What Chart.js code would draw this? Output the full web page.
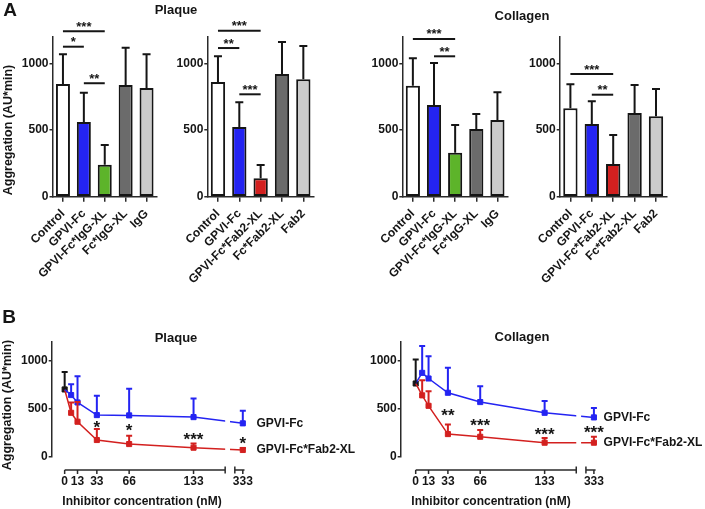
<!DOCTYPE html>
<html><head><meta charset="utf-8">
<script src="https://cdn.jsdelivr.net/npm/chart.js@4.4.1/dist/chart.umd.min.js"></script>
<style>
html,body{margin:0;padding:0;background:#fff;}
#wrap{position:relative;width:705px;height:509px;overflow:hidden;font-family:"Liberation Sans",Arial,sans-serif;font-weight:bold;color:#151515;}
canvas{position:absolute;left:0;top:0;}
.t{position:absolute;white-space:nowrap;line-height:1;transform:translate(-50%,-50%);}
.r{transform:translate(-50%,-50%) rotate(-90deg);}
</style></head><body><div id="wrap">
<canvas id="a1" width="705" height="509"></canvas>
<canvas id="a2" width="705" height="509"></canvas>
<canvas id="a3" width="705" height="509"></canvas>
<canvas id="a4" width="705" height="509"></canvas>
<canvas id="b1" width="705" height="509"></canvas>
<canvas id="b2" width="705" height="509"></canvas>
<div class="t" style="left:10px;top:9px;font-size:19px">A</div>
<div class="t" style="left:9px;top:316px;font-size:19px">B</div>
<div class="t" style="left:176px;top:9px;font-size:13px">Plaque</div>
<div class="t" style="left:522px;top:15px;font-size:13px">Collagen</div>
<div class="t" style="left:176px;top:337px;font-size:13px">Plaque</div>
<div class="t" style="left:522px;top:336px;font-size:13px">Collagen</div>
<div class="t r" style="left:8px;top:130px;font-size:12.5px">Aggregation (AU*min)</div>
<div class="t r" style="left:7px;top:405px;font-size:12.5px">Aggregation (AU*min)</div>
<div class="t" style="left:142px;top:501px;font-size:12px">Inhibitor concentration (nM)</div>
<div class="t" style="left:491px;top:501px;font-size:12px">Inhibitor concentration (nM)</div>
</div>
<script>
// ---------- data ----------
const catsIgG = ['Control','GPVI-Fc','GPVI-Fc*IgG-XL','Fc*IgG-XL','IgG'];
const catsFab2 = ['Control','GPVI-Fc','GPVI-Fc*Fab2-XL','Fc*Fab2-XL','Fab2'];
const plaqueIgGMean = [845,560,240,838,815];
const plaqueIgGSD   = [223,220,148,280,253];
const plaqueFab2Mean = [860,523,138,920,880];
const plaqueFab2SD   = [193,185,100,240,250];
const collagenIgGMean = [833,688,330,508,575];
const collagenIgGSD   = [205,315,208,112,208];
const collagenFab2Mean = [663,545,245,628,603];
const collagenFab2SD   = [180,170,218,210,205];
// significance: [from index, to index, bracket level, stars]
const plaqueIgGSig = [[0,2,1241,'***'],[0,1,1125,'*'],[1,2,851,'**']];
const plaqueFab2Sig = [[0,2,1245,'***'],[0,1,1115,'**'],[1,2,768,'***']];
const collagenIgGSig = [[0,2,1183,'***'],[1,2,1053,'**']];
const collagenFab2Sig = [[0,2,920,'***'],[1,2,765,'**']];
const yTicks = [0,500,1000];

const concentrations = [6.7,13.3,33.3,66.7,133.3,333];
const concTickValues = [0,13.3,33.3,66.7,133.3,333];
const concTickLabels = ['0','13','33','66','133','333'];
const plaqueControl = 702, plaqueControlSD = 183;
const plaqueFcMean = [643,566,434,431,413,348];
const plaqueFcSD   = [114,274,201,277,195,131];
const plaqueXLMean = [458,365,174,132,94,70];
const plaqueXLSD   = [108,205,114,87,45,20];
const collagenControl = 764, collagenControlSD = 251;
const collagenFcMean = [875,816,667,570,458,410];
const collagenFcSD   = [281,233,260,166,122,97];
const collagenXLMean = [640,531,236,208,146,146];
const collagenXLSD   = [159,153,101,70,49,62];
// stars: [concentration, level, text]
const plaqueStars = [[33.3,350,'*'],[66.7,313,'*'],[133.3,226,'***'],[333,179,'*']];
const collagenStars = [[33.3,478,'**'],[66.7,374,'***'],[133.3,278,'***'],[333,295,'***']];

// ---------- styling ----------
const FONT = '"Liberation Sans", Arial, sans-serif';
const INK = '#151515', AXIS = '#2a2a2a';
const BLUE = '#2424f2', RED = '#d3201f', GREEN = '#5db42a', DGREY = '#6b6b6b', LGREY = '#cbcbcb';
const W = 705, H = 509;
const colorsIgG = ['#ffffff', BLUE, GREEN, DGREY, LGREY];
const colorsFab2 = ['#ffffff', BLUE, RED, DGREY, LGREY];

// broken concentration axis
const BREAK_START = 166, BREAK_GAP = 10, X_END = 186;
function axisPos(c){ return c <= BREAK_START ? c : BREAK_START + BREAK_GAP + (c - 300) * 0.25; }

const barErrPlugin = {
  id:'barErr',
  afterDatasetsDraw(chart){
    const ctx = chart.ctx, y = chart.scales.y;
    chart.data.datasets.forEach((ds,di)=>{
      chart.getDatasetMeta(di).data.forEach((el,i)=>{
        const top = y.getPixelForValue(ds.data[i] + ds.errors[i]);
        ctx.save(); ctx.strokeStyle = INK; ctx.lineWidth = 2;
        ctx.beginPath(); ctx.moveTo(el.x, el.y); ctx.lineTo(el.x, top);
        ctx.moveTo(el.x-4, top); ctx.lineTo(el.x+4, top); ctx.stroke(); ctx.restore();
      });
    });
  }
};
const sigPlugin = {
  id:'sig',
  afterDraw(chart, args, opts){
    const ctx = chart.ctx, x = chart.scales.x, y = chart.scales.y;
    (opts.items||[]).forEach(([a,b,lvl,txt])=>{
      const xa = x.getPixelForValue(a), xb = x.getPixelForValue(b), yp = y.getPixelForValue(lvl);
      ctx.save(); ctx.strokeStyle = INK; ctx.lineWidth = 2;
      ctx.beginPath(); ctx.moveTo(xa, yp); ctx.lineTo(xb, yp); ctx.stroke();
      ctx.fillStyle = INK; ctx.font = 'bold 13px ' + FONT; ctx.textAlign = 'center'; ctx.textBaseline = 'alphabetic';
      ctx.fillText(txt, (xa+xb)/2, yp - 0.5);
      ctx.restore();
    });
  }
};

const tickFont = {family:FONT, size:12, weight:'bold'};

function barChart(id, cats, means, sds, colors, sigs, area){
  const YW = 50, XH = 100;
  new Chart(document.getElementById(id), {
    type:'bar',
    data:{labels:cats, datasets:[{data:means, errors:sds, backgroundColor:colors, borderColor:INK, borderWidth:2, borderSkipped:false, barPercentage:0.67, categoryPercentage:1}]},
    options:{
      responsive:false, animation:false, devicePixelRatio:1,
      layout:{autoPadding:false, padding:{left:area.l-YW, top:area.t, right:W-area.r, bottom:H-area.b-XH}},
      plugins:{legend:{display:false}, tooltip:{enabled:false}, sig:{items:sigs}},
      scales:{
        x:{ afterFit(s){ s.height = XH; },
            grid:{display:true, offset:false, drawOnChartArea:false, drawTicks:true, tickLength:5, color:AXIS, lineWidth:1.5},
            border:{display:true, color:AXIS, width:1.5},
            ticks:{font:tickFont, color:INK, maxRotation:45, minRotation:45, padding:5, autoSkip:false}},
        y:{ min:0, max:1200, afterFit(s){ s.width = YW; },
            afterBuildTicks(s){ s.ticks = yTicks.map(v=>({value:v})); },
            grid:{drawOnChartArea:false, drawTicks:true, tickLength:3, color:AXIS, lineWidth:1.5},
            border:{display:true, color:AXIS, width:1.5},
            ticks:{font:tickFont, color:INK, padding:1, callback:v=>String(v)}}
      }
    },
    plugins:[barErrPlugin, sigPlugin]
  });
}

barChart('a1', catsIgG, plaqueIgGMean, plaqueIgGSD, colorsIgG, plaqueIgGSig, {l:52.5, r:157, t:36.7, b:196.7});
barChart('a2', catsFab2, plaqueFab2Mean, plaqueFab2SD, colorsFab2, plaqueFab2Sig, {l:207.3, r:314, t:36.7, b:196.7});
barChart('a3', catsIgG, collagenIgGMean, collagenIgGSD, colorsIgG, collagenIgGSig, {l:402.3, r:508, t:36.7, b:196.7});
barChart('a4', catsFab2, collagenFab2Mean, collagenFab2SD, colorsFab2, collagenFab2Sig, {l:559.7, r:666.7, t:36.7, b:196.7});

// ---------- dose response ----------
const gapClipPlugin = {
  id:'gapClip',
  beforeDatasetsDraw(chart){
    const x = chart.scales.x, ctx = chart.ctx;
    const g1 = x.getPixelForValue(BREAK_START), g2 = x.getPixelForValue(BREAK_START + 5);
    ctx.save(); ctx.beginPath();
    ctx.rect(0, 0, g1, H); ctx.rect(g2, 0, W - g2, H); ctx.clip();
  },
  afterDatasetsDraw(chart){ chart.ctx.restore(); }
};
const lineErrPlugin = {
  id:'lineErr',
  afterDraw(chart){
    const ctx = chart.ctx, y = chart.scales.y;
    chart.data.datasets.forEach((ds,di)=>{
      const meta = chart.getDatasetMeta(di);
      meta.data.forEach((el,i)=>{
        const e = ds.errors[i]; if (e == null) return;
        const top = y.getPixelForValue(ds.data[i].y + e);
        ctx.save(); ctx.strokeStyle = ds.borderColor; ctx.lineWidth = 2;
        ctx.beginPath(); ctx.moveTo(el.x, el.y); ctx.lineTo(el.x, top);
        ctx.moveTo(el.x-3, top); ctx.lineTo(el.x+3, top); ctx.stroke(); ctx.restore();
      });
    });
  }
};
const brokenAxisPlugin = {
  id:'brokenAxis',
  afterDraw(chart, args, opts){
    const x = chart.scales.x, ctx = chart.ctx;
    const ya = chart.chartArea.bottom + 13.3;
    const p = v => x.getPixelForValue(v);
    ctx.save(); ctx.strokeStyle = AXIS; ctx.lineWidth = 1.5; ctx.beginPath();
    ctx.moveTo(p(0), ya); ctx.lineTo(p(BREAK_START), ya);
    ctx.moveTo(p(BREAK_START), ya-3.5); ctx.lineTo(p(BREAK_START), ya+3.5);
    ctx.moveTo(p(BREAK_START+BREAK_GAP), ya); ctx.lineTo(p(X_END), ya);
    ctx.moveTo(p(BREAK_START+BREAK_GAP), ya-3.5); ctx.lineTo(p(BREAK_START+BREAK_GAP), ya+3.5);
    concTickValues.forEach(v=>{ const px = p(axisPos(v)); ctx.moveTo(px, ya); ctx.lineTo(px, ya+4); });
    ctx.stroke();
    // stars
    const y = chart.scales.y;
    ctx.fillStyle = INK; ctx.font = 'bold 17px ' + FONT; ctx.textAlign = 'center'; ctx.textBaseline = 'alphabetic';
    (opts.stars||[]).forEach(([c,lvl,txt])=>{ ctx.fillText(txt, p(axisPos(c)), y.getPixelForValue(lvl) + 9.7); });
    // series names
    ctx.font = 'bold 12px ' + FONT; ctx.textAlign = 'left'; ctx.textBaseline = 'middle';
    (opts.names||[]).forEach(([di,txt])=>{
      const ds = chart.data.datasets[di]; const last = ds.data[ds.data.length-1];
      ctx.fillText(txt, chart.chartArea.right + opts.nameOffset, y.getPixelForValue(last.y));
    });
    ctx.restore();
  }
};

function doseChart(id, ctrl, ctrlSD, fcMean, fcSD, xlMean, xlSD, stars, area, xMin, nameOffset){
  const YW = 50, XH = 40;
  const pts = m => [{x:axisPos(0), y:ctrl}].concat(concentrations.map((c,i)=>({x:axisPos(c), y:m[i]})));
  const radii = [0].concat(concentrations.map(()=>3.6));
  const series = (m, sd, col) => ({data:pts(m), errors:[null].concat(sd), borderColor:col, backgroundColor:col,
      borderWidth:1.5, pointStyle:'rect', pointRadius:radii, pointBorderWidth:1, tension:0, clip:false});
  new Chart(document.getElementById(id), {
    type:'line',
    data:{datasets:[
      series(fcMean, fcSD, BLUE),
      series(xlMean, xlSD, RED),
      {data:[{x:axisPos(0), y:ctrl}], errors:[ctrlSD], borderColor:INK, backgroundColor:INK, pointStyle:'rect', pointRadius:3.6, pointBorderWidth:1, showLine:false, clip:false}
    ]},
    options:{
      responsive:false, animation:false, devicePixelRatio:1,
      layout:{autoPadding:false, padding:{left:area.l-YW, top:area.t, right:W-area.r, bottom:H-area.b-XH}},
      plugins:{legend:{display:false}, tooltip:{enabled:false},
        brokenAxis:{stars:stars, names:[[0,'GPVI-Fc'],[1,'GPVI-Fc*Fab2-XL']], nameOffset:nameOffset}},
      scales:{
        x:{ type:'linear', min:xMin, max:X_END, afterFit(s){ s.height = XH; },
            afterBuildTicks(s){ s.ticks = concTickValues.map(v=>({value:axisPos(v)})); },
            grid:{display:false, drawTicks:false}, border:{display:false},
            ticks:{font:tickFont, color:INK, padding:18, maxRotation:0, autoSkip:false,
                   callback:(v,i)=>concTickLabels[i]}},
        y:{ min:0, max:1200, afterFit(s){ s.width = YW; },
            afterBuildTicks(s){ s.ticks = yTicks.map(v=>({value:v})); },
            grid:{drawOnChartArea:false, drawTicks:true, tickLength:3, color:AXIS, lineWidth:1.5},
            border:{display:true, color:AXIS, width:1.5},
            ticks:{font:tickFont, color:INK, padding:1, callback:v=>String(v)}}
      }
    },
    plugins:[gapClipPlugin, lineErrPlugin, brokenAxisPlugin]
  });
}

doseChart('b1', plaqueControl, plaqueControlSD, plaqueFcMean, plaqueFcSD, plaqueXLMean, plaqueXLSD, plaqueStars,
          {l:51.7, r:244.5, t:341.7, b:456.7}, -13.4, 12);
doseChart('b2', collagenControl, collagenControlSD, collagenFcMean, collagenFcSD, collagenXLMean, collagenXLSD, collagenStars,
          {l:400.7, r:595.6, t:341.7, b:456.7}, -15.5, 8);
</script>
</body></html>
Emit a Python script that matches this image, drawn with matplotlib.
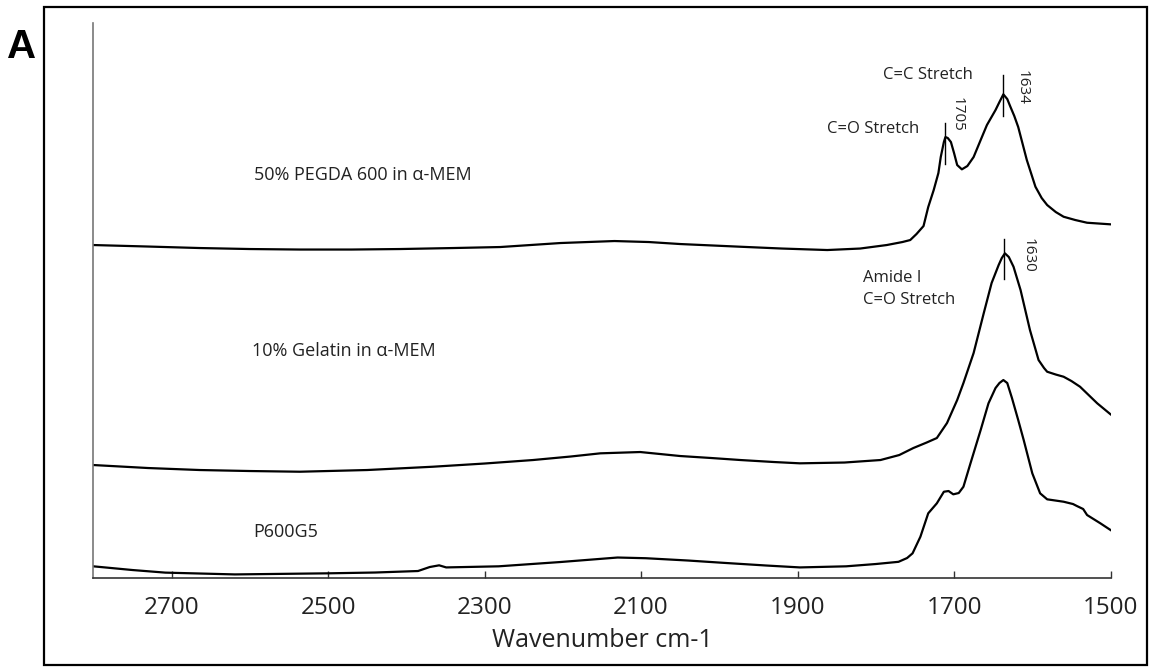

**WHAT IS EXPECTED:** List all lines from the entries that include the word "script".

**RESPONSE TO THIS TASK:**
<script src="https://cdn.jsdelivr.net/npm/chart.js@4.4.1/dist/chart.umd.min.js"></script>
<script>
</script>
Emit a Python script that matches this image, drawn with matplotlib.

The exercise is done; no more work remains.